Exploding World 'Godzilla' TB
Epidemic Could Reach US Soon
By Andrew Wong
Tuberculosis remains the most deadly infectious disease in China accounting for more than 250,000 deaths each year
Tuberculosis, the Godzilla of bacterial diseases, infects up to a third of the world's population and currently kills more people per year than any other single infectious agent.
Ninety-five percent of TB cases occur in developing countries, so it's easy for Americans to ignore this affliction. But we may no longer be able to afford to do so, health experts warned at a press conference sponsored by the World Health Organization in connection with its annual World TB Day on Wednesday.
The reason? Deadly drug-resistant TB strains are springing up around the world.
"In today's global society, increasing drug resistance [to tuberculosis] anywhere becomes a threat everywhere," Dr. Ken Castro, director of the Centers for Disease Control's TB Elimination Division, said at the briefing. "Tuberculosis has the power to adapt, to grow stronger, and to travel as easily as we do from one nation to another."
Just last October, a Ukrainian emigre traveling on a Paris-New York flight may have infected a number of passengers with a strain of multi-drug resistant TB.
Luckily, the man visited a Pennsylvania health clinic two days later, and state health investigators immediately called the airline and contacted the passengers who had sat near him.

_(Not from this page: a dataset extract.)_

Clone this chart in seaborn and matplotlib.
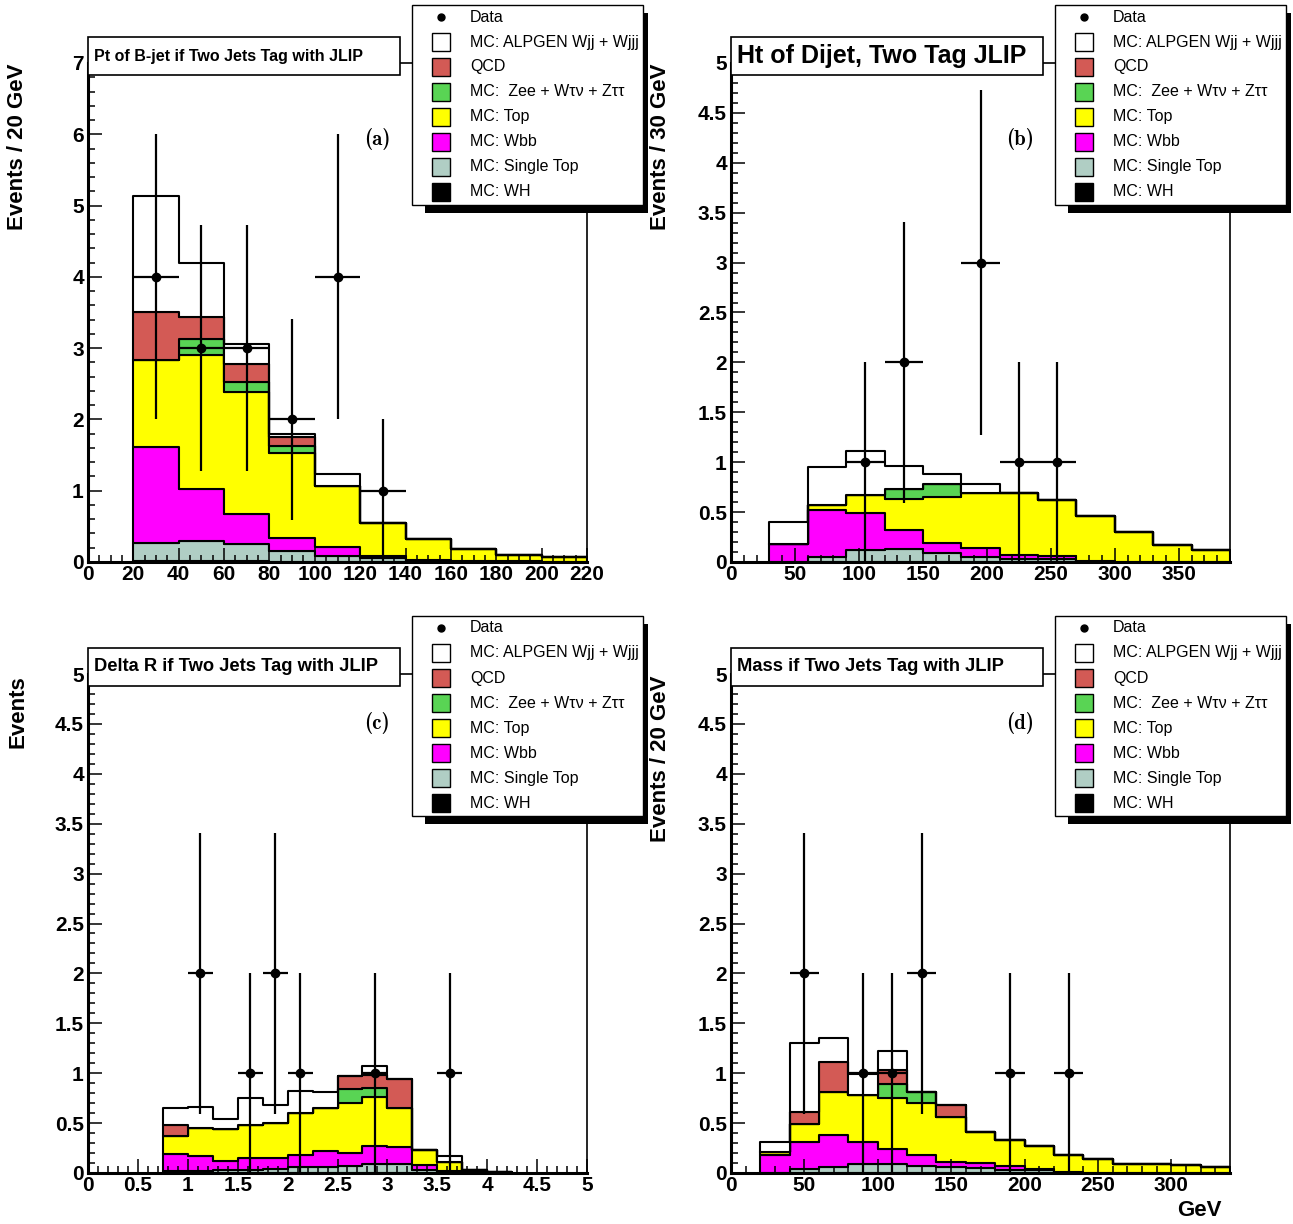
import numpy as np
import pandas as pd
import matplotlib
matplotlib.use("Agg")
import matplotlib.pyplot as plt
from matplotlib.patches import Rectangle
from matplotlib.lines import Line2D
from matplotlib.ticker import MultipleLocator, FuncFormatter
import seaborn as sns

# ---------------------------------------------------------------- data
PROCESSES = ["MC: WH", "MC: Single Top", "MC: Wbb", "MC: Top",
             "MC:  Zee + Wτν + Zττ", "QCD", "MC: ALPGEN Wjj + Wjjj"]
LEGEND_ORDER = ["MC: ALPGEN Wjj + Wjjj", "QCD", "MC:  Zee + Wτν + Zττ",
                "MC: Top", "MC: Wbb", "MC: Single Top", "MC: WH"]
COLORS = {"MC: ALPGEN Wjj + Wjjj": "#ffffff", "QCD": "#d35a55",
          "MC:  Zee + Wτν + Zττ": "#59d454", "MC: Top": "#ffff00",
          "MC: Wbb": "#ff00ff", "MC: Single Top": "#b0cec4", "MC: WH": "#000000"}

# (a) Pt of B-jet
A_EDGES = [20, 40, 60, 80, 100, 120, 140, 160, 180, 200, 220]
A_WH = [0.01, 0.01, 0.01, 0.005, 0, 0, 0, 0, 0, 0]
A_ST = [0.25, 0.29, 0.24, 0.145, 0.09, 0.05, 0.02, 0.01, 0.005, 0.005]
A_WBB = [1.36, 0.73, 0.43, 0.18, 0.12, 0.03, 0.01, 0.0, 0.005, 0.0]
A_TOP = [1.21, 1.87, 1.70, 1.20, 0.86, 0.47, 0.29, 0.17, 0.09, 0.065]
A_Z = [0.0, 0.23, 0.14, 0.10, 0, 0, 0, 0, 0, 0]
A_QCD = [0.68, 0.31, 0.26, 0.13, 0, 0, 0, 0, 0, 0]
A_ALP = [1.63, 0.75, 0.28, 0.04, 0.17, 0, 0, 0, 0, 0]
A_DATA_X = [30, 50, 70, 90, 110, 130]
A_DATA_Y = [4, 3, 3, 2, 4, 1]
A_DATA_ERR = [2.0, 1.73, 1.73, 1.41, 2.0, 1.0]

# (b) Ht of Dijet
B_EDGES = [30, 60, 90, 120, 150, 180, 210, 240, 270, 300, 330, 360, 390]
B_WH = [0, 0, 0.005, 0.005, 0.005, 0, 0, 0, 0, 0, 0, 0]
B_ST = [0.0, 0.05, 0.115, 0.125, 0.082, 0.05, 0.03, 0.03, 0.01, 0, 0, 0]
B_WBB = [0.18, 0.47, 0.37, 0.19, 0.103, 0.087, 0.04, 0.03, 0.0, 0, 0, 0]
B_TOP = [0.0, 0.05, 0.185, 0.315, 0.46, 0.553, 0.62, 0.56, 0.45, 0.30, 0.17, 0.12]
B_Z = [0, 0, 0, 0.095, 0.13, 0, 0, 0, 0, 0, 0, 0]
B_QCD = [0, 0, 0, 0, 0, 0, 0, 0, 0, 0, 0, 0]
B_ALP = [0.22, 0.38, 0.44, 0.23, 0.10, 0.09, 0, 0, 0, 0, 0, 0]
B_DATA_X = [105, 135, 195, 225, 255]
B_DATA_Y = [1, 2, 3, 1, 1]
B_DATA_ERR = [1.0, 1.41, 1.73, 1.0, 1.0]

# (c) Delta R
C_EDGES = [0.75, 1.0, 1.25, 1.5, 1.75, 2.0, 2.25, 2.5, 2.75, 3.0, 3.25, 3.5, 3.75, 4.0, 4.25]
C_WH = [0, 0, 0, 0, 0, 0.005, 0.005, 0.005, 0.005, 0.005, 0, 0, 0, 0]
C_ST = [0.02, 0.02, 0.03, 0.03, 0.04, 0.055, 0.06, 0.065, 0.085, 0.085, 0.03, 0.01, 0.01, 0.005]
C_WBB = [0.17, 0.15, 0.09, 0.125, 0.115, 0.12, 0.155, 0.135, 0.185, 0.175, 0.05, 0.01, 0.0, 0.0]
C_TOP = [0.18, 0.28, 0.325, 0.325, 0.345, 0.42, 0.435, 0.50, 0.485, 0.385, 0.15, 0.09, 0.02, 0.005]
C_Z = [0, 0, 0, 0, 0, 0, 0, 0.135, 0.095, 0, 0, 0, 0, 0]
C_QCD = [0.11, 0, 0, 0, 0, 0, 0, 0.135, 0.125, 0.29, 0, 0, 0, 0]
C_ALP = [0.175, 0.215, 0.095, 0.275, 0.18, 0.225, 0.16, 0.0, 0.095, 0.0, 0.0, 0.065, 0, 0]
C_DATA_X = [1.125, 1.625, 1.875, 2.125, 2.875, 3.625]
C_DATA_Y = [2, 1, 2, 1, 1, 1]
C_DATA_ERR = [1.41, 1.0, 1.41, 1.0, 1.0, 1.0]

# (d) Mass
D_EDGES = [20, 40, 60, 80, 100, 120, 140, 160, 180, 200, 220, 240, 260, 280, 300, 320, 340]
D_WH = [0, 0.005, 0.005, 0.005, 0.005, 0.005, 0, 0, 0, 0, 0, 0, 0, 0, 0, 0]
D_ST = [0, 0.04, 0.06, 0.082, 0.082, 0.065, 0.057, 0.05, 0.035, 0.03, 0.01, 0, 0, 0, 0, 0]
D_WBB = [0.18, 0.27, 0.315, 0.223, 0.153, 0.115, 0.05, 0.048, 0.035, 0.01, 0.0, 0, 0, 0, 0, 0]
D_TOP = [0.035, 0.175, 0.43, 0.47, 0.515, 0.52, 0.458, 0.312, 0.26, 0.23, 0.17, 0.14, 0.087, 0.09, 0.08, 0.06]
D_Z = [0, 0, 0, 0, 0.135, 0.105, 0, 0, 0, 0, 0, 0, 0, 0, 0, 0]
D_QCD = [0, 0.12, 0.30, 0, 0.14, 0, 0.12, 0, 0, 0, 0, 0, 0, 0, 0, 0]
D_ALP = [0.10, 0.695, 0.245, 0.21, 0.19, 0, 0, 0, 0, 0, 0, 0, 0, 0, 0, 0]
D_DATA_X = [50, 90, 110, 130, 190, 230]
D_DATA_Y = [2, 1, 1, 2, 1, 1]
D_DATA_ERR = [1.41, 1.0, 1.0, 1.41, 1.0, 1.0]

TITLES = ["Pt of B-jet if Two Jets Tag with JLIP", "Ht of Dijet, Two Tag JLIP",
          "Delta R if Two Jets Tag with JLIP", "Mass if Two Jets Tag with JLIP"]
YLABELS = ["Events / 20 GeV", "Events / 30 GeV", "Events", "Events / 20 GeV"]
TAGS = ["(a)", "(b)", "(c)", "(d)"]
XLABEL_D = "GeV"

# ---------------------------------------------------------------- style
W, H = 1293, 1224
plt.rcParams["font.family"] = ["Liberation Sans", "DejaVu Sans"]
fig = plt.figure(figsize=(W / 100, H / 100), dpi=100)


def px_rect(x0, y0, x1, y1, **kw):
    r = Rectangle((x0 / W, 1 - y1 / H), (x1 - x0) / W, (y1 - y0) / H,
                  transform=fig.transFigure, **kw)
    fig.add_artist(r)
    return r


def px_text(x, y, s, **kw):
    return fig.text(x / W, 1 - y / H, s, **kw)


def stack_frame(edges, layers):
    e = np.asarray(edges, dtype=float)
    centers = (e[:-1] + e[1:]) / 2
    rows = []
    for name, vals in zip(PROCESSES, layers):
        for c, v in zip(centers, vals):
            rows.append((c, v, name))
    return pd.DataFrame(rows, columns=["x", "w", "process"])


PANELS = [
    dict(edges=A_EDGES, layers=[A_WH, A_ST, A_WBB, A_TOP, A_Z, A_QCD, A_ALP],
         data=(A_DATA_X, A_DATA_Y, A_DATA_ERR), xlim=(0, 220), ylim=(0, 7),
         xmaj=20, xmin=5, ymaj=1, ymin=0.2, box=(88, 63, 587, 562), tsize=11.5,
         tag_y=139),
    dict(edges=B_EDGES, layers=[B_WH, B_ST, B_WBB, B_TOP, B_Z, B_QCD, B_ALP],
         data=(B_DATA_X, B_DATA_Y, B_DATA_ERR), xlim=(0, 390), ylim=(0, 5),
         xmaj=50, xmin=10, ymaj=0.5, ymin=0.1, box=(731, 63, 1230, 562), tsize=18,
         tag_y=139),
    dict(edges=C_EDGES, layers=[C_WH, C_ST, C_WBB, C_TOP, C_Z, C_QCD, C_ALP],
         data=(C_DATA_X, C_DATA_Y, C_DATA_ERR), xlim=(0, 5), ylim=(0, 5),
         xmaj=0.5, xmin=0.1, ymaj=0.5, ymin=0.1, box=(88, 674, 587, 1173), tsize=13.2,
         tag_y=723),
    dict(edges=D_EDGES, layers=[D_WH, D_ST, D_WBB, D_TOP, D_Z, D_QCD, D_ALP],
         data=(D_DATA_X, D_DATA_Y, D_DATA_ERR), xlim=(0, 340), ylim=(0, 5),
         xmaj=50, xmin=10, ymaj=0.5, ymin=0.1, box=(731, 674, 1230, 1173), tsize=13.2,
         tag_y=723),
]

fmt = FuncFormatter(lambda v, p: f"{v:g}")

for i, P in enumerate(PANELS):
    x0, y0, x1, y1 = P["box"]
    ax = fig.add_axes([x0 / W, 1 - y1 / H, (x1 - x0) / W, (y1 - y0) / H])
    ax.set_facecolor("white")
    df = stack_frame(P["edges"], P["layers"])
    # seaborn stacks the last hue level at the bottom
    sns.histplot(data=df, x="x", weights="w", hue="process", hue_order=PROCESSES[::-1],
                 multiple="stack", bins=P["edges"], element="step",
                 palette=COLORS, edgecolor="black", linewidth=1.5, alpha=1,
                 legend=False, ax=ax)
    dx, dy, de = P["data"]
    half = (P["edges"][1] - P["edges"][0]) / 2
    ax.errorbar(dx, dy, xerr=half, yerr=de, fmt="o", color="black", ms=6,
                elinewidth=1.6, capsize=0, zorder=10)
    ax.set_xlim(*P["xlim"])
    ax.set_ylim(*P["ylim"])
    ax.set_xlabel("")
    ax.set_ylabel("")
    ax.xaxis.set_major_locator(MultipleLocator(P["xmaj"]))
    ax.xaxis.set_minor_locator(MultipleLocator(P["xmin"]))
    ax.yaxis.set_major_locator(MultipleLocator(P["ymaj"]))
    ax.yaxis.set_minor_locator(MultipleLocator(P["ymin"]))
    ax.xaxis.set_major_formatter(fmt)
    ax.yaxis.set_major_formatter(fmt)
    ax.tick_params(which="both", direction="in", top=False, right=False,
                   width=1.1, labelsize=15)
    ax.tick_params(which="major", length=10)
    ax.tick_params(which="minor", length=5.2)
    ax.tick_params(axis="x", pad=2)
    ax.tick_params(axis="y", pad=3)
    for lab in ax.get_xticklabels() + ax.get_yticklabels():
        lab.set_fontweight("bold")
    for side in ("left", "bottom"):
        ax.spines[side].set_linewidth(2.2)
    for side in ("top", "right"):
        ax.spines[side].set_linewidth(1.2)

    # title box
    px_rect(x0, y0 - 26, x0 + 312, y0 + 12, facecolor="white", edgecolor="black",
            linewidth=1.2, zorder=15)
    px_text(x0 + 6, y0 - 7, TITLES[i], ha="left", va="center", fontsize=P["tsize"],
            fontweight="bold", zorder=16)

    # y label
    lx = 18 if x0 < 300 else 660
    px_text(lx, y0 + 1, YLABELS[i], rotation=90, ha="center", va="top",
            fontsize=16, fontweight="bold")

    # panel tag
    px_text(x1 - 210, P["tag_y"], TAGS[i], ha="center", va="center", fontsize=15,
            family=["cmb10", "DejaVu Serif"], fontweight="bold")

    # legend
    lx0 = x1 - 175
    ly0 = y0 - 58
    lx1, ly1 = lx0 + 231, ly0 + 200
    px_rect(lx0 + 13, ly1, lx1 + 5, ly1 + 8, facecolor="black", edgecolor="none", zorder=20)
    px_rect(lx1, ly0 + 8, lx1 + 5, ly1 + 8, facecolor="black", edgecolor="none", zorder=20)
    px_rect(lx0, ly0, lx1, ly1, facecolor="white", edgecolor="black", linewidth=1.0, zorder=21)
    fig.add_artist(Line2D([(lx0 + 29) / W], [1 - (ly0 + 12) / H], marker="o", ms=5,
                          color="black", linestyle="none", transform=fig.transFigure,
                          zorder=22))
    px_text(lx0 + 58, ly0 + 12, "Data", ha="left", va="center", fontsize=11.5, zorder=22)
    for k, name in enumerate(LEGEND_ORDER):
        yc = ly0 + 37 + 25 * k
        px_rect(lx0 + 20, yc - 9, lx0 + 38, yc + 9, facecolor=COLORS[name],
                edgecolor="black", linewidth=1.0, zorder=22)
        px_text(lx0 + 58, yc, name, ha="left", va="center", fontsize=11.5, zorder=22)

px_text(1222, 1210, XLABEL_D, ha="right", va="center", fontsize=16, fontweight="bold")

fig.savefig("out.png", dpi=100)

Thirteen of the passengers tested positive for TB, and were treated immediately with preventative medication (although it's not clear that the man actually infected the passengers: some may have already had the bug).
This case is the latest in a small but growing number of incidents where travelers have spread active TB on airplanes.
From 1992 to 1994, the CDC reported seven such cases, including two that involved multi-drug-resistant tuberculosis. These seven people, including six passengers and one flight attendant, potentially exposed more than 2,600 passengers on a total of 191 flights to TB, according to a recent WHO report, Tuberculosis and Air Travel: Guidelines for Prevention and Control.
Most of the exposed passengers were tracked down by the airline, tested, and treated. In many cases, the people who tested positive may have already been infected with TB, and no person has actually developed active TB symptoms from an airline flight, the WHO report said.
However, as air travel increases, and the number of drug-resistant TB cases careens out of control in Russia and other nations, the likelihood that planes will become incubators for dangerous TB infections is increasing, the report warned.
"While screening for TB is usually mandatory for immigrants and refugees, the overwhelming majority of passengers flying on commercial aircraft" are not screened for TB, according to the Tuberculosis and Air Travel Report.
In 1994 alone, "there were almost 97 million passengers on international flights between the U.S. and the rest of the world, the report said. "Clearly, medical examination of millions of people traveling by air worldwide would not be possible."
Tuberculosis accounts for more than 250,000 deaths each year in China.
If new strains of TB are spread to the U.S., they could prove highly expensive to treat. Ordinary TB can be effectively treated with a six to eight month course of four very cheap medications. But the medications which work against drug-resistant TB can cost up to $10,000 per patient. In the late 1980s and early 1990s, the U.S. spent over $1 billion to treat a mini-epidemic which involved less than 2,000 cases of multi-drug resistant tuberculosis, Castro said.
Do refugees and immigrants pose a health danger?
The U.S. requires both refugees and immigrants to be medically screened for TB and a host of other infectious diseases within a year before leaving their home country, and also provides free medical screening and treatment to refugees within 90 days of their arrival in the U.S., according to Dr. David Smith of the U.S. Government Office of International and Refugee Health.
Under these requirements, a person can theoretically become infected with TB within a year before entering the U.S., then become infectious once he or she has entered the country.
One indication that current TB screening procedures may not be working: 42 percent of documented TB cases in the U.S. last year occurred in foreign-born residents, said Castro, up from about 22 percent in the mid-1980s.
The CDC is "concerned" about the possibility that current regulations are inadequate to stem the flow of infectious, multi-drug resistant TB into the U.S., said Dr. Robert Wainwright, director of the agency's Division of Quarantine. "We are now working with the INS to look at the possibility of decreasing [the] times" in which a person has to have a medical exam before entering the country.
But requiring medical exams closer to the time of emigration is not necessarily the solution, Wainwright said. "Somebody could be infected with TB and not about to transmit the disease at the time of the medical exam, and theoretically, within a few days or weeks, could convert to being infectious."
Another strategy for addressing the problem is to spend more U.S. government money to combat the global TB epidemic, health advocates at the WHO briefing recommended.
"What we choose to do globally will benefit us," Dr. Castro said. "If we sit back and allow drug-resistant tuberculosis to grow unchecked, we may one day be faced with the threat of incurable TB in our own midst."